Já fui jurado em alguns concursos de contos. Os textos nunca trazem o nome real de seus autores. À medida que os leio, costumo dar notas de zero a dez. Os poucos que recebem notas maiores que sete são guardados para serem relidos antes do julgamento final. Os demais (a maioria) vão para o lixo, já que nunca se é obrigado a devolver os contos para as comissões organizadoras. Estivesse em algum concurso em que eu fosse jurado, o conto Sem rodeios iria para o lixo na primeira rodada, com uma nota não superior a dois.
Pela primeira vez, reli um conto com nota baixa. Mesmo assim, não foi possível salvá-lo do latão. A tentativa de melhorar o conceito deste conto só existiu em respeito pelo seu autor, uma das grandes personalidades do mundo na atualidade: Oscar Niemeyer, talvez o brasileiro que mais admiro.
Sou fã de Niemeyer por dois motivos. O primeiro, óbvio, a genialidade na arquitetura. O segundo, a vitalidade. Com 98 anos, Niemeyer continua trabalhando, com projetos em vários lugares do planeta, e uma contínua evolução criativa.
Feita a deferência ao arquiteto, vamos tratar do autor de Sem rodeios. Infelizmente, a genialidade que Niemeyer apresenta nos traços é ausente em sua escrita. Pior ainda, ao arriscar-se numa área que não domina, Niemeyer expõe-se, mostrando que mesmo uma personalidade com sua capacidade intelectual pode soar ingênua ao tentar colocar suas idéias em forma de texto ficcional.
Sem rodeios é um bate-papo entre três amigos, Lucas, Coimbra e Sabino, que conversam sobre política, cultura, livros e mulheres, entre outros assuntos. Só que os temas são tratados com a obviedade dos livros infantis e com um didatismo irritante:
O capitalismo está acabando… e vai lutar até o fim. E Bush, que o representa, não tem outra alternativa… A pobreza cresceu demais, e as cidades, o Rio em especial, estão divididas entre pobres e ricos, e o ódio entre eles presente neste confronto violento a que assistimos todos os dias. Hoje a elite brasileira detesta a pobreza — os negros das favelas, inclusive —; é como se o problema racial estivesse crescendo de novo no país.

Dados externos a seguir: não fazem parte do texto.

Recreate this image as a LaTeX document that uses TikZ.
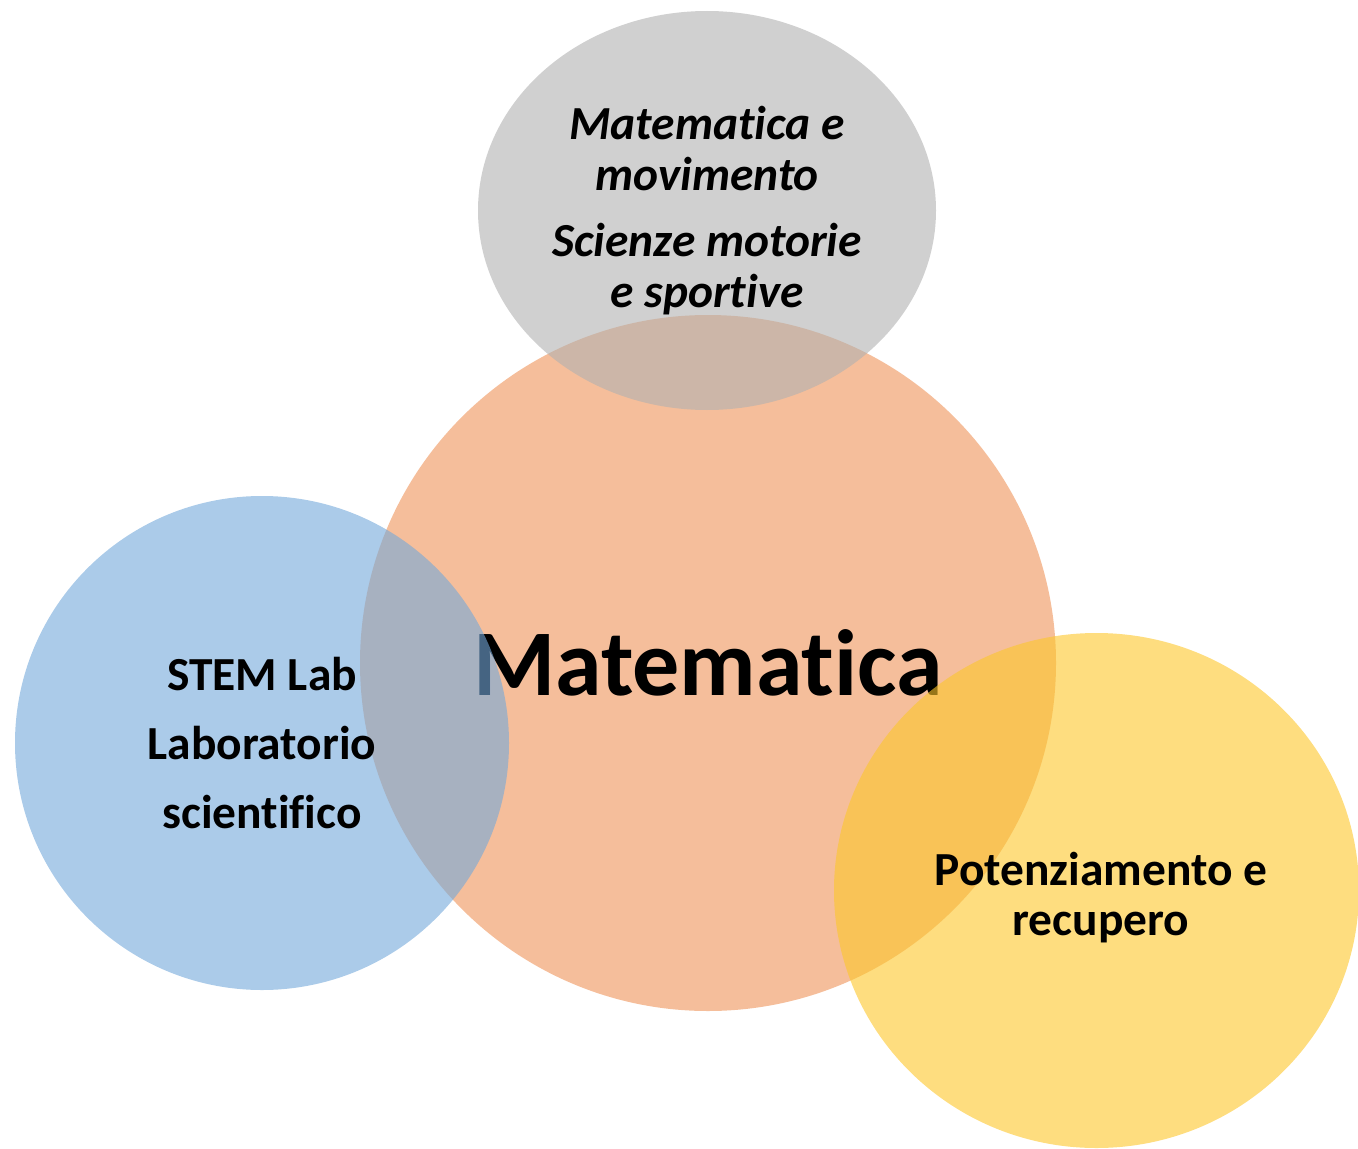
\documentclass[tikz,border=0pt]{standalone}
\usepackage{fontspec}
\setmainfont{Carlito}[Ligatures=NoCommon]
\usetikzlibrary{shapes.geometric}

\definecolor{matorange}{RGB}{238,147,88}
\definecolor{labblue}{RGB}{115,168,218}
\definecolor{movgray}{RGB}{177,177,177}
\definecolor{potyellow}{RGB}{253,198,42}

\begin{document}
\begin{tikzpicture}[
    bubble/.style={circle, fill opacity=0.6, text opacity=1, inner sep=0pt, align=center, font=\bfseries\fontsize{27}{39}\selectfont},
    ]
    \useasboundingbox (0,0) rectangle (27.16,-22.98);
    \clip (0,0) rectangle (27.16,-22.98);

    \node [bubble, fill=matorange, minimum size=13.92cm, font=\bfseries\fontsize{53.5}{60}\selectfont] (mat) at (14.16,-13.26) {Matematica};
    \node [bubble, fill=labblue, minimum size=9.88cm] (lab) at (5.24,-14.86) {STEM Lab\\Laboratorio\\scientifico};
    \node [bubble, ellipse, fill=movgray, minimum width=9.16cm, minimum height=7.98cm, font=\bfseries\itshape\fontsize{27}{29}\selectfont] (mov) at (14.14,-4.21) {Matematica e\\movimento\\[9pt]Scienze motorie\\e sportive};
    \node [bubble, ellipse, fill=potyellow, minimum width=10.5cm, minimum height=10.3cm] (pot) at (21.93,-17.81) {};
    \node [align=center, inner sep=0pt, font=\bfseries\fontsize{27}{28.5}\selectfont] (pottext) at (22.02,-17.96) {Potenziamento e\\recupero};

\end{tikzpicture}
\end{document}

É a questão racial que sempre existiu entre nós: se você ler o livro Raízes do Brasil, de Sérgio Buarque de Hollanda, vai constatar que, no período colonial, quando um índio casava com uma negra, perdia o emprego.
Lucas, Coimbra e Sabino têm uma única voz, que claramente não pertence a nenhum deles. Mais parecem bonecos a dissimular o discurso de um ventríloquo politizado que quer fazer valer suas idéias sem revelar a identidade. Não vou arriscar-me a afirmar que o ventríloquo é Niemeyer pelo simples fato de que uma pessoa com sua reputação não precisaria de bonecos para expor suas idéias, conhecidas pelo seu caráter humanista e comunista.
É sempre complicado entrar na seara da política, mas não há como deixar de mencionar trechos em que os protagonistas de Sem rodeios defendem Lula, José Dirceu e, acreditem, Hugo Chávez, elogiado por Lucas: “A América Latina se faz mais forte com o aparecimento espetacular de Chávez, que passou a liderar um movimento de defesa desse continente tão ameaçado. Eu apóio o Lula quando o vejo de mãos dadas com Chávez e Kirchner, lutando por uma América Latina unida e mais justa”.
O que salva Sem rodeios de uma nota zero é justamente uma aparição do autor, citado por Lucas quando se imagina passeando pelo Parthenon e lamenta os grandes prédios construídos a sua volta, reduzindo a sua escala, tirando-lhe a imponência que antes exibia: “O espaço faz parte da arquitetura, como um dia li numa entrevista do Oscar Niemeyer. Mas isso não aconteceria se fosse ao Egito visitar as pirâmides, cercadas pelos espaços vazios do deserto, que, pelo contraste, as tornam mais imponentes ainda”.
Acabasse no parágrafo acima, Sem rodeios teria quase valido o esforço da leitura até o final. Mas Niemeyer volta a cometer o equívoco de trocar a magia de sua arquitetura pelas armadilhas da ficção, terminando seu conto com uma frase de Lucas que caberia melhor na campanha presidencial do PT. Relendo Sem rodeios, mantenho o dois para o conto, o que não diminui minha admiração pelo arquiteto nota dez.